Jorge Amaya

Personal information
- Full name: Jorge Enrique Amaya Villalobos
- Date of birth: 9 October 1952 (age 73)
- Place of birth: Santiago, Chile
- Height: 1.73 m (5 ft 8 in)
- Position: Midfielder

Senior career*
- Years: Team / Apps / (Gls)
- 1973: Naval / 12 / (0)
- 1974: O'Higgins / 24 / (2)
- 1975–1976: Luis Ángel Firpo
- 1979–1980: O'Higgins
- 1984: Universidad Católica

Managerial career
- Cerro Porteño (assistant)
- Libertad (assistant)
- 1994: Caaguazú (city team)
- 1995: Colo-Colo (youth)
- Club Nacional (reserves)
- Rubio Ñu (reserves)
- 12 de Octubre (reserves)
- Sol de América (reserves)
- 2003: Atlántida
- 2005–2006: Manzanillo
- 2006: Rubio Ñu (assistant)
- 2006: Rubio Ñu (reserves)
- 2006–2007: Olimpia (reserves)
- 2007: Persekabpas Pasuruan
- 2008: Tacuary
- 2008: Manzanillo
- 2011: PSIR Rembang
- 2015–2016: Sport Colombia

= Jorge Amaya (footballer) =

Chilean footballer and manager

Jorge Enrique Amaya Villalobos (born 9 October 1952) is a Chilean football manager and former player who played as a midfielder.

==Career==
A midfielder, Amaya played for Naval, O'Higgins and Universidad Católica in his homeland. Abroad, he played for Luis Ángel Firpo in the Salvadoran top division.

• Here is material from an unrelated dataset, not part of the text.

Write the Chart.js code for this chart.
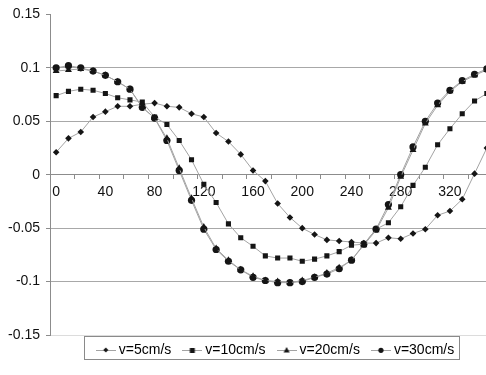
<!DOCTYPE html>
<html>
<head>
<meta charset="utf-8">
<script src="https://cdn.jsdelivr.net/npm/chart.js@4.4.1/dist/chart.umd.min.js"></script>
<style>
  html, body { margin: 0; padding: 0; background: #fff; overflow: hidden; }
  #caja { width: 497px; height: 375px; position: relative; }
</style>
</head>
<body>
<div id="caja"><canvas id="grafica"></canvas></div>
<script>
// ángulos (categorías del eje x)
const angulos = ['0','10','20','30','40','50','60','70','80','90','100','110','120','130','140','150','160','170',
                 '180','190','200','210','220','230','240','250','260','270','280','290','300','310','320','330','340','350'];

const etiquetas = ['v=5cm/s', 'v=10cm/s', 'v=20cm/s', 'v=30cm/s'];

const v5 = [0.021, 0.034, 0.040, 0.054, 0.059, 0.064, 0.064, 0.066, 0.067, 0.064, 0.063, 0.057,
            0.054, 0.039, 0.031, 0.019, 0.004, -0.006, -0.027, -0.040, -0.050, -0.056, -0.061, -0.062,
            -0.063, -0.064, -0.064, -0.059, -0.060, -0.055, -0.051, -0.038, -0.034, -0.023, 0.001, 0.025];

const v10 = [0.074, 0.078, 0.080, 0.079, 0.076, 0.072, 0.070, 0.068, 0.054, 0.047, 0.032, 0.014,
             -0.009, -0.026, -0.046, -0.059, -0.067, -0.076, -0.078, -0.078, -0.081, -0.079, -0.076, -0.072,
             -0.066, -0.065, -0.051, -0.045, -0.030, -0.010, 0.007, 0.028, 0.043, 0.057, 0.069, 0.076];

const v20 = [0.097, 0.098, 0.099, 0.097, 0.093, 0.087, 0.080, 0.063, 0.053, 0.034, 0.006, -0.022,
             -0.049, -0.069, -0.080, -0.089, -0.095, -0.099, -0.100, -0.101, -0.099, -0.096, -0.092, -0.087,
             -0.080, -0.066, -0.052, -0.031, -0.002, 0.023, 0.048, 0.065, 0.078, 0.087, 0.093, 0.098];

const v30 = [0.100, 0.102, 0.100, 0.097, 0.093, 0.087, 0.080, 0.063, 0.053, 0.032, 0.004, -0.024,
             -0.051, -0.070, -0.081, -0.089, -0.096, -0.099, -0.101, -0.101, -0.100, -0.096, -0.093, -0.088,
             -0.080, -0.065, -0.051, -0.028, 0.000, 0.026, 0.050, 0.067, 0.079, 0.088, 0.094, 0.099];

const ticksY = [-0.15, -0.1, -0.05, 0, 0.05, 0.1, 0.15];

const FUENTE = '"Liberation Sans", Arial, sans-serif';
const colorLinea = '#a3a3a3';
const colorMarca = '#151515';

// icono de la leyenda: trocito de línea con la marca en medio
function icono(tipo) {
    const c = document.createElement('canvas');
    c.width = 20; c.height = 10;
    const g = c.getContext('2d');
    g.strokeStyle = colorLinea; g.lineWidth = 1;
    g.beginPath(); g.moveTo(0, 5.5); g.lineTo(20, 5.5); g.stroke();
    g.fillStyle = colorMarca;
    g.beginPath();
    if (tipo === 'rombo') {
        g.moveTo(10, 2.5); g.lineTo(12.5, 5); g.lineTo(10, 7.5); g.lineTo(7.5, 5);
    } else if (tipo === 'cuadro') {
        g.rect(7.5, 3, 5, 5);
    } else if (tipo === 'triangulo') {
        g.moveTo(10, 2); g.lineTo(13, 7.5); g.lineTo(7, 7.5);
    } else {
        g.arc(10, 5.3, 2.6, 0, Math.PI * 2);
    }
    g.closePath(); g.fill();
    return c;
}
const iconos = [icono('rombo'), icono('cuadro'), icono('triangulo'), icono('circulo')];

// ajustes de la leyenda (alto fijo, desplazamiento y recuadro)
const leyendaExcel = {
    id: 'leyendaExcel',
    beforeLayout(chart) {
        const l = chart.legend;
        if (l && !l._parcheado) {
            const fitOrig = l.fit;
            l.fit = function () { fitOrig.call(this); this.height = 40; };
            l._parcheado = true;
        }
    },
    afterLayout(chart) {
        const l = chart.legend;
        const dx = 284 - (l.left + l.right) / 2 - 7;
        l.left += dx; l.right += dx;
        l.top -= 7; l.bottom -= 7;
    },
    afterDraw(chart) {
        const l = chart.legend;
        const pad = l.options.labels.padding;
        const lw = l.lineWidths[0];
        const inicio = (l.left + pad + l.right - lw) / 2;
        const ctx = chart.ctx;
        ctx.save();
        ctx.strokeStyle = '#8a8a8a';
        ctx.lineWidth = 1;
        ctx.strokeRect(Math.round(inicio - 16) + 0.5, Math.round(l.top + 8) + 0.5,
                       Math.round(lw - pad + 21), 23);
        ctx.restore();
    }
};

const serie = (label, data, estilo, radio) => ({
    label: label,
    data: data,
    borderColor: colorLinea,
    borderWidth: 1,
    pointStyle: estilo,
    pointRadius: radio,
    pointBackgroundColor: colorMarca,
    pointBorderColor: colorMarca,
    pointBorderWidth: 0,
    tension: 0,
    fill: false
});

new Chart(document.getElementById('grafica'), {
    type: 'line',
    data: {
        labels: angulos,
        datasets: [
            serie(etiquetas[0], v5, 'rectRot', 3.3),
            serie(etiquetas[1], v10, 'rect', 3.6),
            serie(etiquetas[2], v20, 'triangle', 4),
            serie(etiquetas[3], v30, 'circle', 3.6)
        ]
    },
    options: {
        responsive: true,
        maintainAspectRatio: false,
        animation: false,
        layout: { padding: { top: 10, right: 0, bottom: 0, left: 0 } },
        plugins: {
            legend: {
                position: 'bottom',
                labels: {
                    usePointStyle: true,
                    pointStyleWidth: 12,
                    padding: 15,
                    color: '#111',
                    font: { family: FUENTE, size: 14 },
                    generateLabels: (chart) => etiquetas.map((t, i) => ({
                        text: t,
                        pointStyle: iconos[i],
                        fillStyle: colorMarca,
                        strokeStyle: colorMarca,
                        lineWidth: 0,
                        hidden: false,
                        datasetIndex: i
                    }))
                }
            },
            tooltip: { enabled: false }
        },
        scales: {
            x: {
                type: 'category',
                position: { y: 0 },
                offset: true,
                border: { color: '#8c8c8c', width: 1 },
                grid: {
                    offset: true,
                    drawOnChartArea: false,
                    drawTicks: true,
                    tickLength: 4,
                    tickColor: (ctx) => ctx.index % 2 === 0 ? '#8c8c8c' : 'rgba(0,0,0,0)'
                },
                ticks: {
                    autoSkip: false,
                    maxRotation: 0,
                    padding: 5,
                    color: '#111',
                    font: { family: FUENTE, size: 14 },
                    callback: function (val, idx) {
                        return idx % 4 === 0 ? this.getLabelForValue(val) : '';
                    }
                }
            },
            y: {
                min: ticksY[0],
                max: ticksY[ticksY.length - 1],
                afterFit: (scale) => { scale.width = 50; },
                afterBuildTicks: (scale) => { scale.ticks = ticksY.map(v => ({ value: v })); },
                border: { color: '#8c8c8c', width: 1 },
                grid: {
                    drawTicks: true,
                    tickLength: 4,
                    tickColor: '#8c8c8c',
                    color: (ctx) => {
                        const v = ctx.tick ? ctx.tick.value : null;
                        if (v === 0.15 || v === 0) return 'rgba(0,0,0,0)';
                        if (v === -0.15) return '#dcdcdc';
                        return '#a8a8a8';
                    }
                },
                ticks: {
                    padding: 6,
                    color: '#111',
                    font: { family: FUENTE, size: 14 },
                    callback: (v) => String(Math.round(v * 100) / 100)
                }
            }
        }
    },
    plugins: [leyendaExcel]
});
</script>
</body>
</html>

A football manager who graduated in 1989, he has mainly worked in Paraguay. As assistant, he has served in clubs such as Cerro Porteño, Libertad and Rubio Ñu. As coach, he has worked for the reserves of Club Nacional, Rubio Ñu, 12 de Octubre, Sol de América and Olimpia. As head coach, he has worked for Atlántida, Tacuary and Sport Colombia as well as the Caaguazú city team.

In his homeland, he had a stint in the Colo-Colo youth ranks in 1995 alongside Oscar Paulín.

In Mexico, he has worked as coach of Manzanillo.

In Indonesia, he had stints with Persekabpas Pasuruan in 2007, coinciding with his compatriot Francisco Rotunno as player, and PSIR Rembang in 2011.